→ SET PROBLEM: From the listing that follows, output everything exactly except the pictures.

→ PROVIDED ENTRIES:
****************

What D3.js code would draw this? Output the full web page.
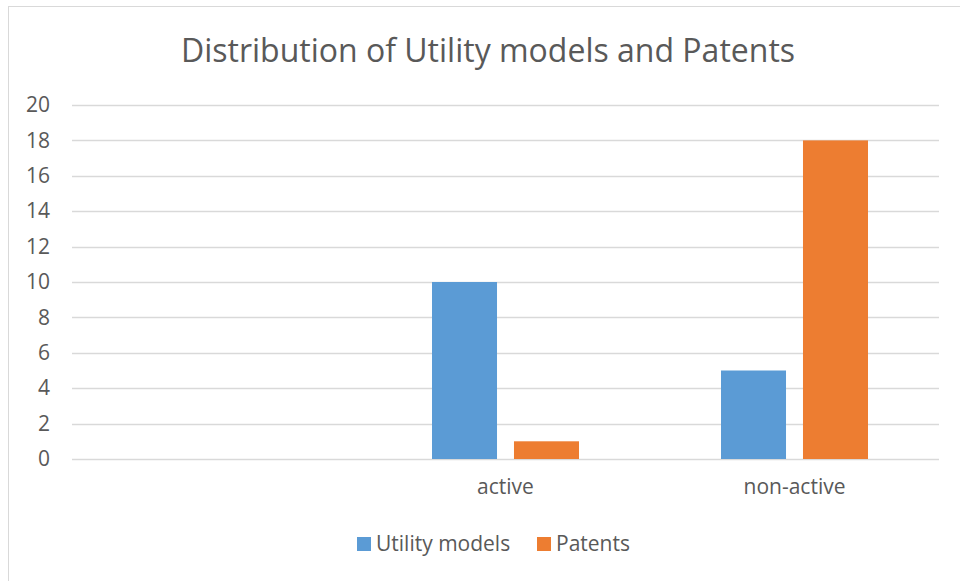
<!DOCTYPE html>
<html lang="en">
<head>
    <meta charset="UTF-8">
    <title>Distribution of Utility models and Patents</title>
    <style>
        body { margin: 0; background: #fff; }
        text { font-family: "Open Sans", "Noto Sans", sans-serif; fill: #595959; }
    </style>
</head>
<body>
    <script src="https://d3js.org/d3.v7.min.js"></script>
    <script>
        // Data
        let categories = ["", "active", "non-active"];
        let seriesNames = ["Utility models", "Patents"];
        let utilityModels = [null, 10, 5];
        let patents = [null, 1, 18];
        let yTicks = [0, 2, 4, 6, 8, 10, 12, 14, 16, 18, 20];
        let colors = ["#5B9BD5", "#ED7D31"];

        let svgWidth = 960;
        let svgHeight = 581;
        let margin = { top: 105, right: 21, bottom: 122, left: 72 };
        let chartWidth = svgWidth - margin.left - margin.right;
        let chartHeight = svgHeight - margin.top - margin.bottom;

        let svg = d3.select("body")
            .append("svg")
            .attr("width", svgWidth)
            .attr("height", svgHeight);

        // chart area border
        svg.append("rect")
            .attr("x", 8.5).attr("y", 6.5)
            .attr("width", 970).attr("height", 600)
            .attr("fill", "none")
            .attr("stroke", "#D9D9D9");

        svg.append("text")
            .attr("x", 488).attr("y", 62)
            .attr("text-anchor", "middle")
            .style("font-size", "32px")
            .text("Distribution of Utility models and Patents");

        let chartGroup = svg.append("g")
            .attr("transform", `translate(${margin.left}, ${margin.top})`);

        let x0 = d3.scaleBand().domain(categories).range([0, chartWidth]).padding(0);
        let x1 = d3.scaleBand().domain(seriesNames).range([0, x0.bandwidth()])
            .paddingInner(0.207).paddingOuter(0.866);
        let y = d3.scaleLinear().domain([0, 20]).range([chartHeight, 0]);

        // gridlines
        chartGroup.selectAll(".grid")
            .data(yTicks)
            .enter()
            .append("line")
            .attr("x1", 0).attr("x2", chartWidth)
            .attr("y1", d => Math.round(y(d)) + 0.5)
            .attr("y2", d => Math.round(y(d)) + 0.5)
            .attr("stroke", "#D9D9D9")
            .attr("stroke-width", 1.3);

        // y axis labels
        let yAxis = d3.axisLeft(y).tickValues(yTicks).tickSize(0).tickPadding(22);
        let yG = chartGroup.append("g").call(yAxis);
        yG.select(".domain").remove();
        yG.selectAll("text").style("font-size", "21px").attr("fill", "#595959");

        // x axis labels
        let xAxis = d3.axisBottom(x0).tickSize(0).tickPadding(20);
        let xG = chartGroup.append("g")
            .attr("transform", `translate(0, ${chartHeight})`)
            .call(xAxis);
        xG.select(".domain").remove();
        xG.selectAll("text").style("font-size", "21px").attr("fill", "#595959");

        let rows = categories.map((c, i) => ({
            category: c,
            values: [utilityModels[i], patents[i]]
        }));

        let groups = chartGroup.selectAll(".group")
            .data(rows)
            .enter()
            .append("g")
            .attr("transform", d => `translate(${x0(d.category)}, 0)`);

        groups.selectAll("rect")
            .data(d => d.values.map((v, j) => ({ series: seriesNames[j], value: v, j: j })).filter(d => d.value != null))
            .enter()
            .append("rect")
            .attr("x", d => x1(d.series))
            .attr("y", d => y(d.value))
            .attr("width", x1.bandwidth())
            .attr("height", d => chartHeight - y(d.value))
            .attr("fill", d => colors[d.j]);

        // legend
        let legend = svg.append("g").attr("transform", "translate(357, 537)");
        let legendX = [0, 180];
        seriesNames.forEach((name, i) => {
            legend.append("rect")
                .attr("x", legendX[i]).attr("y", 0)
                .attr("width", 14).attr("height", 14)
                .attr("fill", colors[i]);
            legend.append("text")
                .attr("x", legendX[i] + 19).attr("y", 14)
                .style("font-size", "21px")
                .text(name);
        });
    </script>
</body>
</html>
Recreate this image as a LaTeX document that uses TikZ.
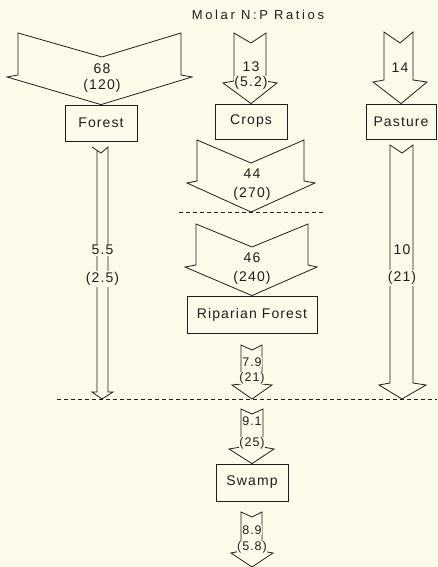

****************

→ EXERCISE OUTPUT:
What D3.js code would draw this? Output the full web page.
<!DOCTYPE html>
<html lang="en">
<head>
    <meta charset="UTF-8">
    <title>Distribution of Utility models and Patents</title>
    <style>
        body { margin: 0; background: #fff; }
        text { font-family: "Open Sans", "Noto Sans", sans-serif; fill: #595959; }
    </style>
</head>
<body>
    <script src="https://d3js.org/d3.v7.min.js"></script>
    <script>
        // Data
        let categories = ["", "active", "non-active"];
        let seriesNames = ["Utility models", "Patents"];
        let utilityModels = [null, 10, 5];
        let patents = [null, 1, 18];
        let yTicks = [0, 2, 4, 6, 8, 10, 12, 14, 16, 18, 20];
        let colors = ["#5B9BD5", "#ED7D31"];

        let svgWidth = 960;
        let svgHeight = 581;
        let margin = { top: 105, right: 21, bottom: 122, left: 72 };
        let chartWidth = svgWidth - margin.left - margin.right;
        let chartHeight = svgHeight - margin.top - margin.bottom;

        let svg = d3.select("body")
            .append("svg")
            .attr("width", svgWidth)
            .attr("height", svgHeight);

        // chart area border
        svg.append("rect")
            .attr("x", 8.5).attr("y", 6.5)
            .attr("width", 970).attr("height", 600)
            .attr("fill", "none")
            .attr("stroke", "#D9D9D9");

        svg.append("text")
            .attr("x", 488).attr("y", 62)
            .attr("text-anchor", "middle")
            .style("font-size", "32px")
            .text("Distribution of Utility models and Patents");

        let chartGroup = svg.append("g")
            .attr("transform", `translate(${margin.left}, ${margin.top})`);

        let x0 = d3.scaleBand().domain(categories).range([0, chartWidth]).padding(0);
        let x1 = d3.scaleBand().domain(seriesNames).range([0, x0.bandwidth()])
            .paddingInner(0.207).paddingOuter(0.866);
        let y = d3.scaleLinear().domain([0, 20]).range([chartHeight, 0]);

        // gridlines
        chartGroup.selectAll(".grid")
            .data(yTicks)
            .enter()
            .append("line")
            .attr("x1", 0).attr("x2", chartWidth)
            .attr("y1", d => Math.round(y(d)) + 0.5)
            .attr("y2", d => Math.round(y(d)) + 0.5)
            .attr("stroke", "#D9D9D9")
            .attr("stroke-width", 1.3);

        // y axis labels
        let yAxis = d3.axisLeft(y).tickValues(yTicks).tickSize(0).tickPadding(22);
        let yG = chartGroup.append("g").call(yAxis);
        yG.select(".domain").remove();
        yG.selectAll("text").style("font-size", "21px").attr("fill", "#595959");

        // x axis labels
        let xAxis = d3.axisBottom(x0).tickSize(0).tickPadding(20);
        let xG = chartGroup.append("g")
            .attr("transform", `translate(0, ${chartHeight})`)
            .call(xAxis);
        xG.select(".domain").remove();
        xG.selectAll("text").style("font-size", "21px").attr("fill", "#595959");

        let rows = categories.map((c, i) => ({
            category: c,
            values: [utilityModels[i], patents[i]]
        }));

        let groups = chartGroup.selectAll(".group")
            .data(rows)
            .enter()
            .append("g")
            .attr("transform", d => `translate(${x0(d.category)}, 0)`);

        groups.selectAll("rect")
            .data(d => d.values.map((v, j) => ({ series: seriesNames[j], value: v, j: j })).filter(d => d.value != null))
            .enter()
            .append("rect")
            .attr("x", d => x1(d.series))
            .attr("y", d => y(d.value))
            .attr("width", x1.bandwidth())
            .attr("height", d => chartHeight - y(d.value))
            .attr("fill", d => colors[d.j]);

        // legend
        let legend = svg.append("g").attr("transform", "translate(357, 537)");
        let legendX = [0, 180];
        seriesNames.forEach((name, i) => {
            legend.append("rect")
                .attr("x", legendX[i]).attr("y", 0)
                .attr("width", 14).attr("height", 14)
                .attr("fill", colors[i]);
            legend.append("text")
                .attr("x", legendX[i] + 19).attr("y", 14)
                .style("font-size", "21px")
                .text(name);
        });
    </script>
</body>
</html>
Recreate this image as a LaTeX document that uses TikZ.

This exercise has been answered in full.